Source material:
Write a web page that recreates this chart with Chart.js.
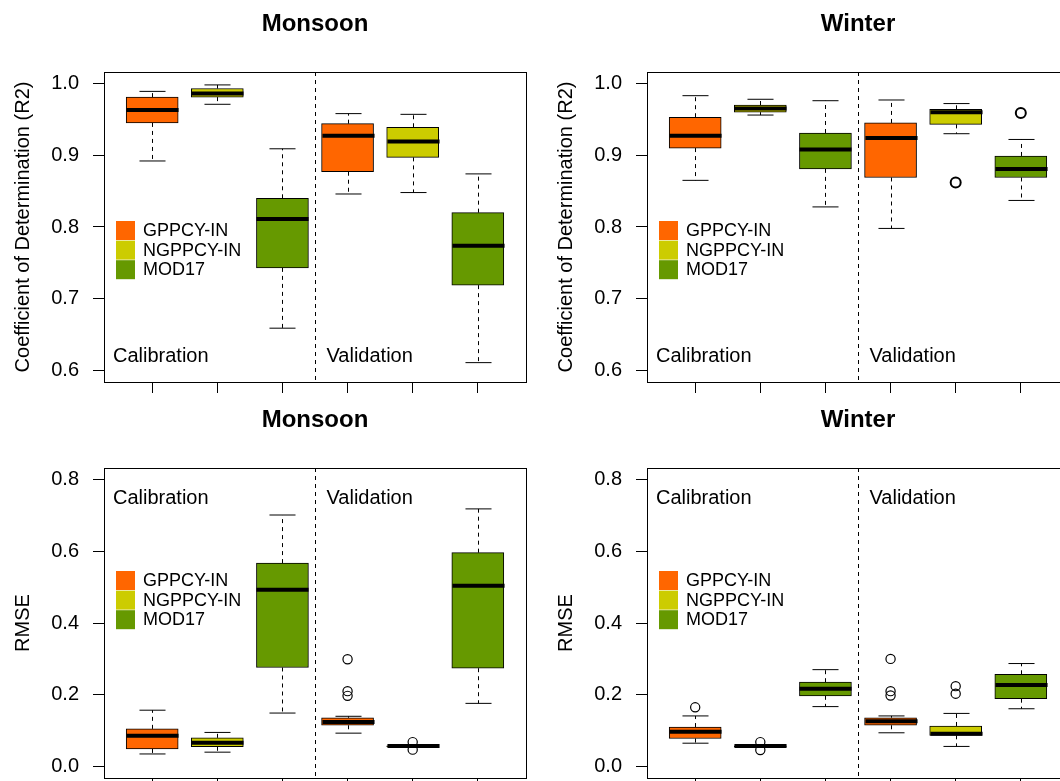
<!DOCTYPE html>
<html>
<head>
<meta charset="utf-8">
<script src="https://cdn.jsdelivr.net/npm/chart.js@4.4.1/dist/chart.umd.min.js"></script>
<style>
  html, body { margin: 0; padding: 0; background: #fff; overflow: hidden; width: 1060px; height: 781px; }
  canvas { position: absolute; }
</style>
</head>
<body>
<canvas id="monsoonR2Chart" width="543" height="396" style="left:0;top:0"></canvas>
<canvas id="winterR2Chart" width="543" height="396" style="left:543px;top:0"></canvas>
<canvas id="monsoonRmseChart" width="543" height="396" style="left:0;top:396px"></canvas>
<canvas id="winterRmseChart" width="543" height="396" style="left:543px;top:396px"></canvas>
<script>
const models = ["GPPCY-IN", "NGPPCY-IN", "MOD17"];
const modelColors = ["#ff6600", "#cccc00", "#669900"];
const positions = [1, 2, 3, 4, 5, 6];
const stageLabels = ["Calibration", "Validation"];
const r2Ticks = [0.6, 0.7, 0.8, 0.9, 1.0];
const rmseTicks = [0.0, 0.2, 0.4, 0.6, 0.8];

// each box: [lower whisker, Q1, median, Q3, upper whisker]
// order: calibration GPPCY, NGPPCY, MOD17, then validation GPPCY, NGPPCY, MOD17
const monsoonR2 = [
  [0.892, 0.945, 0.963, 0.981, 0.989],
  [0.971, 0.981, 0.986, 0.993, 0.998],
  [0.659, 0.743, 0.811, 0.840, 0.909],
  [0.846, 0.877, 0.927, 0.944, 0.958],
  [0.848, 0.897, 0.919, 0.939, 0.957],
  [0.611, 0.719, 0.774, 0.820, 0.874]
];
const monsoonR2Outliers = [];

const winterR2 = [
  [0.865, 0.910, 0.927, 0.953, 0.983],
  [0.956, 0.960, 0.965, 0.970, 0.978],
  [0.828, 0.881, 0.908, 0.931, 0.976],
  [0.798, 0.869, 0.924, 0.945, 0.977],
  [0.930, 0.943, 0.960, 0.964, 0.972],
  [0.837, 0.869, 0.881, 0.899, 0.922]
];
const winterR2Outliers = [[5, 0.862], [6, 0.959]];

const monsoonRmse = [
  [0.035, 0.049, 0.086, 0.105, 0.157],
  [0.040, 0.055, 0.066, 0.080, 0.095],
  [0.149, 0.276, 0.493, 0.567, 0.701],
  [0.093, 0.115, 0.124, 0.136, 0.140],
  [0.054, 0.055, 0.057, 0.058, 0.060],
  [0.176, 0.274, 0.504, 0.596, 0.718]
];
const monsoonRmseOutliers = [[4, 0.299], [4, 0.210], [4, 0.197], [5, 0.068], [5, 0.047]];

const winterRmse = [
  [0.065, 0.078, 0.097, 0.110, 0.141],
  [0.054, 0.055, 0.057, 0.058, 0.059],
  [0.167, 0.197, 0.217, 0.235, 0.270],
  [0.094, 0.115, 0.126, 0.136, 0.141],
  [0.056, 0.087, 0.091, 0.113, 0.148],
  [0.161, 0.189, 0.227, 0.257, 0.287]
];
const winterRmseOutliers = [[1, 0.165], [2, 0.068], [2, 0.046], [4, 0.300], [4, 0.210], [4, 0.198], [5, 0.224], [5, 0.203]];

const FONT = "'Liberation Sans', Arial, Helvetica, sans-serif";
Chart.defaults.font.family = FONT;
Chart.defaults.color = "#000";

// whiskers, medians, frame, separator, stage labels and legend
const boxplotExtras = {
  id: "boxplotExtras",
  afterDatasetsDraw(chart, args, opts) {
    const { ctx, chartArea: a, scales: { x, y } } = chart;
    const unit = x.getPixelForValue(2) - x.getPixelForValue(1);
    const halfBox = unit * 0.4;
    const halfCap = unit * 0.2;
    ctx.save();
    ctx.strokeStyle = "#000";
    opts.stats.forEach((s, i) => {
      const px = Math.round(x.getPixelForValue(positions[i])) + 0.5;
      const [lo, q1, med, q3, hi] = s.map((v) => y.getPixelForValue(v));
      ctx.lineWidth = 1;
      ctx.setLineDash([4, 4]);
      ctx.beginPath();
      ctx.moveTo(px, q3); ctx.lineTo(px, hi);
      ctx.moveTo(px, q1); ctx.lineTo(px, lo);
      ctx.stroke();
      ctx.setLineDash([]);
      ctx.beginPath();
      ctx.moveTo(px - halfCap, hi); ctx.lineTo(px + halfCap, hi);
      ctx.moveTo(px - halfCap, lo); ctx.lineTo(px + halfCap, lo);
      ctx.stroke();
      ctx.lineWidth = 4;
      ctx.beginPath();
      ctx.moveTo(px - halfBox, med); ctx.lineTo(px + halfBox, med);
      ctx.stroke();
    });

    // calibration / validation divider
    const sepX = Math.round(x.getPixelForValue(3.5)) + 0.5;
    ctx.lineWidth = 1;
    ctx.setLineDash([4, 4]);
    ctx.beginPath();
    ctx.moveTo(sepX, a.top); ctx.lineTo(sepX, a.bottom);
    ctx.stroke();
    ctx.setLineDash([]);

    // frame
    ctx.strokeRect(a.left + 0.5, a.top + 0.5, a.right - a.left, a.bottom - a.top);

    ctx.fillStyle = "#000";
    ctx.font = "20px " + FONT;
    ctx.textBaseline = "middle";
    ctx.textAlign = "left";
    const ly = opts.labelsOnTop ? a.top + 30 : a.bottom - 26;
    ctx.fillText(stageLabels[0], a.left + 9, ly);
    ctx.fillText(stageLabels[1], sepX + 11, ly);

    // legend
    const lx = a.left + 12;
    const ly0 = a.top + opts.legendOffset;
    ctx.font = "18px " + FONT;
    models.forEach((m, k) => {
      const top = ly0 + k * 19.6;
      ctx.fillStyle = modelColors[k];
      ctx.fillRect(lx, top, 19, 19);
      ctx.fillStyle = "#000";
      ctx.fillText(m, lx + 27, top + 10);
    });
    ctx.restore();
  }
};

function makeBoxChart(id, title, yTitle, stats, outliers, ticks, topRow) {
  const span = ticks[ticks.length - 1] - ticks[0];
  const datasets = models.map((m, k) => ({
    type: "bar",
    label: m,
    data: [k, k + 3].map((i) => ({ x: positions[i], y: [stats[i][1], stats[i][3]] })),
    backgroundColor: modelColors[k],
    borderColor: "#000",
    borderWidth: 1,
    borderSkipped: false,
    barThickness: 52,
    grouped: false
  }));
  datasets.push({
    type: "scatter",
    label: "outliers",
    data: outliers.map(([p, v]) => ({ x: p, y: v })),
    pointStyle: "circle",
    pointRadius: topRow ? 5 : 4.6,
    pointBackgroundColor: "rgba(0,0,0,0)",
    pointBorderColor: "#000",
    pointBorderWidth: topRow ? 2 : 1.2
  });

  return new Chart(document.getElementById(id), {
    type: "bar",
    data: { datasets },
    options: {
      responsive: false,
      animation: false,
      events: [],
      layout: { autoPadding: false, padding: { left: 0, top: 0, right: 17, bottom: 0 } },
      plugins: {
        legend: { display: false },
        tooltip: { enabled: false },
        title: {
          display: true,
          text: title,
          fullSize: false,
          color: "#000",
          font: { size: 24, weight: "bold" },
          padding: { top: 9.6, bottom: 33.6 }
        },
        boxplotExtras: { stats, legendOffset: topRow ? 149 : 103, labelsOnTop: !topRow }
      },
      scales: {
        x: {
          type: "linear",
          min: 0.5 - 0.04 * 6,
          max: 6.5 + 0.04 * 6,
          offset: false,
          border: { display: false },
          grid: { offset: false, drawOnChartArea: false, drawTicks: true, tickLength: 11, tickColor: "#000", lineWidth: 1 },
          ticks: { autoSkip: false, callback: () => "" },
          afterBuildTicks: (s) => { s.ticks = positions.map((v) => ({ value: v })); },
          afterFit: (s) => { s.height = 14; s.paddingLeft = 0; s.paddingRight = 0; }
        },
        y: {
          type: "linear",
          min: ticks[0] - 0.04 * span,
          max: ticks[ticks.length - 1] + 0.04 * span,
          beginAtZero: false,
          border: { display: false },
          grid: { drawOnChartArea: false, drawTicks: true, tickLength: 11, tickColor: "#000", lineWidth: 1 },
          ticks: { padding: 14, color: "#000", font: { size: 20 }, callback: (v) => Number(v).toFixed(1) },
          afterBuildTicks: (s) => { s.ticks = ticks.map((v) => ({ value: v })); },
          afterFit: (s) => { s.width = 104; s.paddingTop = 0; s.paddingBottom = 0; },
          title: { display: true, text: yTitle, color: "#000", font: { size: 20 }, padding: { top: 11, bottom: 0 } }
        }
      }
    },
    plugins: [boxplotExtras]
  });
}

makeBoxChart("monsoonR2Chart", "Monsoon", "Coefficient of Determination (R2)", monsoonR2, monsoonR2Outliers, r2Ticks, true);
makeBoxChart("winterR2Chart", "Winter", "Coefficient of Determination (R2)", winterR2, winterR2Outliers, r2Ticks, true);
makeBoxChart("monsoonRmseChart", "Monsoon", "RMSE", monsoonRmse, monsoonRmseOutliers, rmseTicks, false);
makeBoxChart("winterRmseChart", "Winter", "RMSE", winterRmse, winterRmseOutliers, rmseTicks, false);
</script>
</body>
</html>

Written problem:
Leave out any pictures, please, and quote only the lines from the top of the data through the line that contains "const winterR2Outliers = [[5, 0.862], [6, 0.959]];".

Answer to this task:
Write a web page that recreates this chart with Chart.js.
<!DOCTYPE html>
<html>
<head>
<meta charset="utf-8">
<script src="https://cdn.jsdelivr.net/npm/chart.js@4.4.1/dist/chart.umd.min.js"></script>
<style>
  html, body { margin: 0; padding: 0; background: #fff; overflow: hidden; width: 1060px; height: 781px; }
  canvas { position: absolute; }
</style>
</head>
<body>
<canvas id="monsoonR2Chart" width="543" height="396" style="left:0;top:0"></canvas>
<canvas id="winterR2Chart" width="543" height="396" style="left:543px;top:0"></canvas>
<canvas id="monsoonRmseChart" width="543" height="396" style="left:0;top:396px"></canvas>
<canvas id="winterRmseChart" width="543" height="396" style="left:543px;top:396px"></canvas>
<script>
const models = ["GPPCY-IN", "NGPPCY-IN", "MOD17"];
const modelColors = ["#ff6600", "#cccc00", "#669900"];
const positions = [1, 2, 3, 4, 5, 6];
const stageLabels = ["Calibration", "Validation"];
const r2Ticks = [0.6, 0.7, 0.8, 0.9, 1.0];
const rmseTicks = [0.0, 0.2, 0.4, 0.6, 0.8];

// each box: [lower whisker, Q1, median, Q3, upper whisker]
// order: calibration GPPCY, NGPPCY, MOD17, then validation GPPCY, NGPPCY, MOD17
const monsoonR2 = [
  [0.892, 0.945, 0.963, 0.981, 0.989],
  [0.971, 0.981, 0.986, 0.993, 0.998],
  [0.659, 0.743, 0.811, 0.840, 0.909],
  [0.846, 0.877, 0.927, 0.944, 0.958],
  [0.848, 0.897, 0.919, 0.939, 0.957],
  [0.611, 0.719, 0.774, 0.820, 0.874]
];
const monsoonR2Outliers = [];

const winterR2 = [
  [0.865, 0.910, 0.927, 0.953, 0.983],
  [0.956, 0.960, 0.965, 0.970, 0.978],
  [0.828, 0.881, 0.908, 0.931, 0.976],
  [0.798, 0.869, 0.924, 0.945, 0.977],
  [0.930, 0.943, 0.960, 0.964, 0.972],
  [0.837, 0.869, 0.881, 0.899, 0.922]
];
const winterR2Outliers = [[5, 0.862], [6, 0.959]];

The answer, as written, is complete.